Вечером за стенкой слышался тихий разговор — ровный, тёплый, без рывков. Иногда — смех, короткий, лёгкий. Кастрюли на плите загрохотали весело, как на именинах. И Анна уснула спокойно — как тогда, в госпитале, после тяжёлой смены, когда знаешь, что сделал всё, что мог.
Ночью ей снова снился Степан. Только теперь они шли рядом — не спеша, как любили: он — чуть впереди, чтобы заслонять её от ветра, а она — на полшага позади, в своей голубой ткани. И каждый раз, когда он оборачивался, у него в глазах была та же самая нежность, что и много лет назад, в ту первую ясную ночь на Урале, когда она сказала «да» не ему даже — себе, своей взрослой жизни, своей тихой, верной любви.

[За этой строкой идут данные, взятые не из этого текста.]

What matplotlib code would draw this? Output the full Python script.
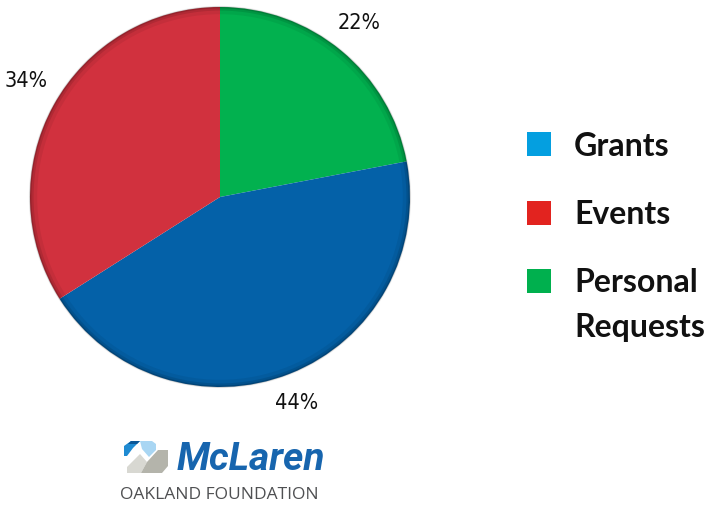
import numpy as np
from matplotlib import pyplot as plt
from matplotlib.patches import Polygon, Circle, Rectangle

# data
labels = ["Grants", "Events", "Personal\nRequests"]
shares = [44, 34, 22]
pie_colors = ["#0461a8", "#d1313e", "#02b14f"]
legend_colors = ["#049fe0", "#e2231f", "#00b04e"]
pct_text = ["44%", "34%", "22%"]

H = 508
fig = plt.figure(figsize=(7.08, 5.08), dpi=100)
ax = fig.add_axes([0, 0, 1, 1])

# pie drawn clockwise from top: Personal, Grants, Events
order = [2, 0, 1]
cx, cy, r = 220, H - 197, 190
wedges, _ = ax.pie([shares[i] for i in order], colors=[pie_colors[i] for i in order],
                   startangle=90, counterclock=False, center=(cx, cy), radius=r,
                   wedgeprops=dict(linewidth=0))
# soft darker rim
for lw, a in [(6, 0.06), (3, 0.10), (1.2, 0.15)]:
    ax.add_patch(Circle((cx, cy), r - lw / 2, fill=False, edgecolor="black",
                        linewidth=lw, alpha=a))

# percentage labels
pct_pos = {0: (297, 403), 1: (26, 81), 2: (359, 23)}
for i, t in enumerate(pct_text):
    x, y = pct_pos[i]
    ax.text(x, H - y, t, ha="center", va="center", fontsize=15.5,
            family="DejaVu Sans", fontstretch="condensed", color="#111111")

# legend
leg_y = [144, 213, 281]
for i, lab in enumerate(labels):
    ax.add_patch(Rectangle((527, H - leg_y[i] - 12), 24, 24, color=legend_colors[i], lw=0))
    ax.text(574, H - leg_y[i] - 2, lab.split("\n")[0], ha="left", va="center",
            fontsize=23, family="Lato", fontweight="bold", color="#111111")
    if "\n" in lab:
        ax.text(574, H - leg_y[i] - 46, lab.split("\n")[1], ha="left", va="center",
                fontsize=23, family="Lato", fontweight="bold", color="#111111")

# logo mark
icon = [
    ([(124, 456), (124, 446), (131, 441), (140, 441), (133, 448), (127, 456)], "#1f8bd2"),
    ([(131, 441), (140, 441), (137, 444), (128, 444)], "#0b5797"),
    ([(140, 441), (152, 441), (156, 444), (156, 450), (149, 457), (142, 449)], "#a9d6f3"),
    ([(127, 473), (127, 467), (140, 454), (147, 462), (141, 473)], "#d8d8d2"),
    ([(147, 462), (158, 450), (168, 450), (168, 466), (162, 473), (141, 473)], "#b4b4ab"),
]
for pts, c in icon:
    ax.add_patch(Polygon([(x, H - y) for x, y in pts], closed=True, color=c, lw=0))
ax.text(177, H - 459, "McLaren", ha="left", va="center", fontsize=28,
        family="Roboto", fontweight="bold", style="italic", color="#1765ae")
ax.text(219, H - 495, "OAKLAND FOUNDATION", ha="center", va="center", fontsize=12.5,
        family="Open Sans", color="#4f5052")

ax.set_xlim(0, 708)
ax.set_ylim(0, H)
ax.set_aspect("equal")
ax.axis("off")
plt.savefig("out.png", dpi=100)
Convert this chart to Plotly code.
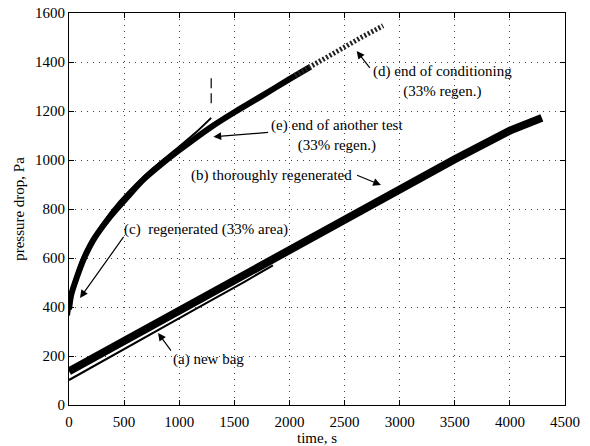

Анна проснулась на рассвете и долго смотрела в окно — не на луну уже, на тусклое предутреннее небо, где птицы ещё не проснулись. Она подумала, что, может быть, любовь — это как раз и есть способность смотреть долго в одну точку и вдруг почувствовать, что из этой точки смотрят в ответ. И тогда — не страшно ни стареть, ни уставать, ни молчать. Потому что ты — не одна.
Она поправила подушку, провела гребнем — три раза — и улыбнулась. Дом тихо ответил ей — скрипом пола у двери, ленивым клокотом в батарее. День начинался.
И снился ей её Степан — такой надёжный, простой, как хлеб на столе, и такой бесконечный, как дорога до дома.